“While these are serious allegations, it is vitally important to understand that after two years of investigation there is no credible — and I can strike credible and just put evidence — there is no evidence that these incidents caused a single vote or a single voter registration to be improperly altered during the 2016 election cycle,” Ashcroft said. “It was not our votes or our election systems that were hacked — it was the people’s perception of our elections.”
This is not to say U.S. elections are perfect, that there was no fraud or that there was no unlawful corruption of votes, he said.
“The evidence indicates that voter fraud is an exponentially greater threat than hacking of our election equipment,” he said.
Ashcroft cited a 2010 Missouri House primary election that was determined by a single vote. Missouri Rep. John Joseph Rizzo’s relatives later admitted to illegally claiming a Kansas City address. Their two votes could have changed the results of the primary.

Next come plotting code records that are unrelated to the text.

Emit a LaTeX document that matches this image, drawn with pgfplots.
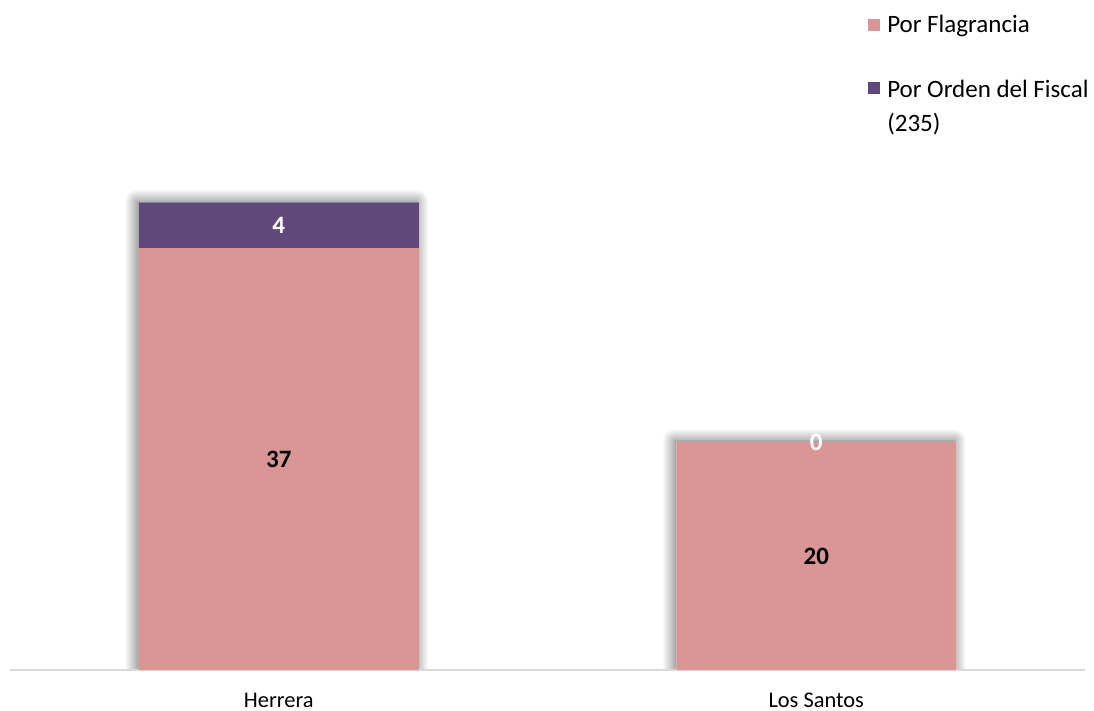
\documentclass[border=0pt]{standalone}
\usepackage{pgfplots}
\pgfplotsset{compat=1.18}
\usepackage{fontspec}
\setmainfont{Carlito}
\usetikzlibrary{shadows.blur}

\definecolor{flag}{HTML}{DA9694}
\definecolor{fiscal}{HTML}{60497A}
\definecolor{axisgray}{HTML}{D9D9D9}

\pgfplotsset{base/.style={
  at={(0,0)}, anchor=south west,
  scale only axis,
  width=537.5pt, height=260pt,
  ybar stacked, bar width=140pt,
  xmin=-0.5, xmax=1.5, ymin=0, ymax=45.6,
}}

\begin{document}
\begin{tikzpicture}
% shadow behind the whole stacks
\begin{axis}[base, hide axis]
\addplot[fill=white, draw=none,
  blur shadow={shadow xshift=-1pt, shadow yshift=0.5pt,
    shadow blur radius=6pt, shadow blur steps=12, shadow opacity=60}]
  coordinates {(0,41) (1,20)};
\end{axis}

\begin{axis}[base,
  xtick={0,1}, xticklabels={Herrera,Los Santos},
  ytick=\empty,
  axis lines*=left,
  y axis line style={draw=none},
  x axis line style={draw=axisgray, line width=1pt},
  xtick style={draw=none},
  xticklabel style={font=\fontsize{11.2}{13}\selectfont, yshift=-8pt},
  /pgf/number format/assume math mode=true,
  stacked ignores zero=false,
  nodes near coords,
  every node near coord/.append style={anchor=center,
    font=\fontsize{12.5}{15}\selectfont\bfseries},
  legend style={at={(0.798,1.261)}, anchor=north west, draw=none, fill=none,
    inner sep=0pt, row sep=22.5pt, font=\fontsize{12.5}{17}\selectfont,
    nodes={inner sep=0pt, align=left},
    /tikz/every odd column/.append style={column sep=3.5pt}},
  legend cell align=left,
]
\addplot[fill=flag, draw=none,
  every node near coord/.append style={text=black},
  legend image code/.code={\fill[flag] (0pt,-3pt) rectangle (6pt,3pt);}]
  coordinates {(0,37) (1,20)};
\addlegendentry{Por Flagrancia}
\addplot[fill=fiscal, draw=none,
  every node near coord/.append style={text=white},
  legend image code/.code={\fill[fiscal] (0pt,6.5pt) rectangle (6pt,12.5pt);
    \path (0pt,-12.5pt);}]
  coordinates {(0,4) (1,0)};
\addlegendentry{Por Orden del Fiscal\\(235)}
\end{axis}
\pgfresetboundingbox
\path[use as bounding box] (-5pt,-20.5pt) rectangle (542pt,335pt);
\end{tikzpicture}
\end{document}
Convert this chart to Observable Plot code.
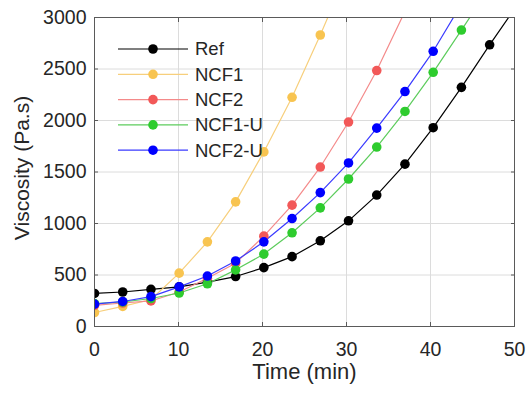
<!DOCTYPE html>
<html>
<head>
<meta charset="utf-8">
<script src="https://cdn.jsdelivr.net/npm/d3@7"></script>
<script src="https://cdn.jsdelivr.net/npm/@observablehq/plot@0.6"></script>
<style>
  html, body { margin: 0; padding: 0; background: #fff; }
  #chart { width: 528px; height: 399px; }
</style>
</head>
<body>
<div id="chart"></div>
<script>
// Sampling times (min)
const time = [0, 3.36, 6.72, 10.08, 13.44, 16.8, 20.16, 23.52, 26.88, 30.24, 33.6, 36.96, 40.32, 43.68, 47.04, 50.4];

// Viscosity (Pa.s) per formulation; the last value of each runs past the top of the axis
const ref   = [321, 335, 360, 385, 430, 485, 572, 678, 832, 1026, 1276, 1576, 1930, 2322, 2735, 3130];
const ncf1  = [136, 195, 262, 518, 822, 1210, 1695, 2225, 2830, 3470];
const ncf2  = [205, 228, 248, 335, 468, 615, 877, 1178, 1548, 1985, 2485, 3060];
const ncf1u = [222, 238, 272, 325, 415, 550, 703, 910, 1152, 1432, 1742, 2088, 2468, 2878, 3290];
const ncf2u = [217, 243, 290, 385, 490, 636, 822, 1048, 1300, 1588, 1926, 2281, 2672, 3130];

const names = ["Ref", "NCF1", "NCF2", "NCF1-U", "NCF2-U"];
const lineColors = ["#000000", "#f7cf7c", "#f48a8a", "#5ccc5c", "#3a3aff"];
const dotColors  = ["#000000", "#f8c450", "#f25858", "#2ecc2e", "#0000ff"];

const xTicks = [0, 10, 20, 30, 40, 50];
const yTicks = [0, 500, 1000, 1500, 2000, 2500, 3000];

const seriesValues = [ref, ncf1, ncf2, ncf1u, ncf2u];
const rows = seriesValues.flatMap((vals, k) =>
  vals.map((v, i) => ({ name: names[k], t: time[i], v }))
);

const font = "'Liberation Sans', Arial, Helvetica, sans-serif";
const ink = "#262626";
const plain = d3.format("d");

const chart = Plot.plot({
  width: 528,
  height: 399,
  marginLeft: 94,
  marginRight: 14,
  marginTop: 17,
  marginBottom: 73,
  style: { fontFamily: font, fontSize: "19.5px", color: ink, background: "#fff" },
  x: { domain: [0, 50] },
  y: { domain: [0, 3000] },
  marks: [
    Plot.gridX(xTicks, { stroke: "#dcdcdc", strokeOpacity: 1, strokeWidth: 1 }),
    Plot.gridY(yTicks, { stroke: "#dcdcdc", strokeOpacity: 1, strokeWidth: 1 }),
    Plot.line(rows, { x: "t", y: "v", z: "name", stroke: (d) => lineColors[names.indexOf(d.name)], strokeWidth: 1.2, clip: true }),
    Plot.dot(rows, { x: "t", y: "v", fill: (d) => dotColors[names.indexOf(d.name)], r: 4.8, stroke: "none", clip: true }),
    Plot.frame({ stroke: "#5a5a5a", strokeWidth: 1 }),
    Plot.axisX(xTicks, { anchor: "bottom", tickSize: -4, tickPadding: 20, tickFormat: plain, stroke: "#5a5a5a", label: null, fill: ink }),
    Plot.axisX(xTicks, { anchor: "top", tickSize: -4, tickFormat: () => "", stroke: "#5a5a5a", label: null }),
    Plot.axisY(yTicks, { anchor: "left", tickSize: -4, tickPadding: 12, tickFormat: plain, stroke: "#5a5a5a", label: null, fill: ink }),
    Plot.axisY(yTicks, { anchor: "right", tickSize: -4, tickFormat: () => "", stroke: "#5a5a5a", label: null }),
    Plot.text(["Time (min)"], { frameAnchor: "bottom", dy: 52, fontSize: 22, fill: ink, textAnchor: "middle" }),
    Plot.text(["Viscosity (Pa.s)"], { frameAnchor: "left", rotate: -90, dx: -72, dy: -4, fontSize: 21, fill: ink, textAnchor: "middle" })
  ]
});

// Legend (no box), top-left inside the axes
const svg = d3.select(chart);
const legend = svg.append("g")
  .attr("font-family", font)
  .attr("font-size", 18.5)
  .attr("text-anchor", "start")
  .attr("fill", ink);
names.forEach((name, k) => {
  const y = 49 + k * 25.3;
  const g = legend.append("g").attr("transform", `translate(0,${y})`);
  g.append("line").attr("x1", 118).attr("x2", 188).attr("y1", 0).attr("y2", 0)
    .attr("stroke", lineColors[k]).attr("stroke-width", 1.2);
  g.append("circle").attr("cx", 153).attr("cy", 0).attr("r", 4.8).attr("fill", dotColors[k]);
  g.append("text").attr("x", 195).attr("y", 0).attr("dy", "0.35em").text(name);
});

document.getElementById("chart").appendChild(chart);
</script>
</body>
</html>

Rizzo said at the time that he wasn’t aware of the illegal votes.
Ashcroft made voter fraud, and the implementation of a photo ID requirement to vote to prevent fraud, a cornerstone of his successful 2016 campaign for secretary of state. The Rizzo race was an oft-cited example of the type of fraud he said exists in Missouri elections.
His critics are quick to note that Rizzo’s relatives committed registration fraud, not voter impersonation fraud, and thus would not have been thwarted by a photo ID requirement to vote. There has never been a reported case of voter impersonation fraud in Missouri.
Ashcroft’s testimony came two days after a federal judge struck down a Kansas law intended to prevent voter fraud by requiring people to provide proof of citizenship, such as a passport or birth certificate, before they could register to vote.
In a three-week trial earlier this year, the judge found, Kansas Secretary of State Kris Kobach failed to show convincing evidence of voter fraud. She also found that the law disproportionately affects rightful voters.
Senate Democrats at the hearing took issue with Ashcroft’s assertion that voter fraud was an “exponentially” bigger threat to election security than hacking.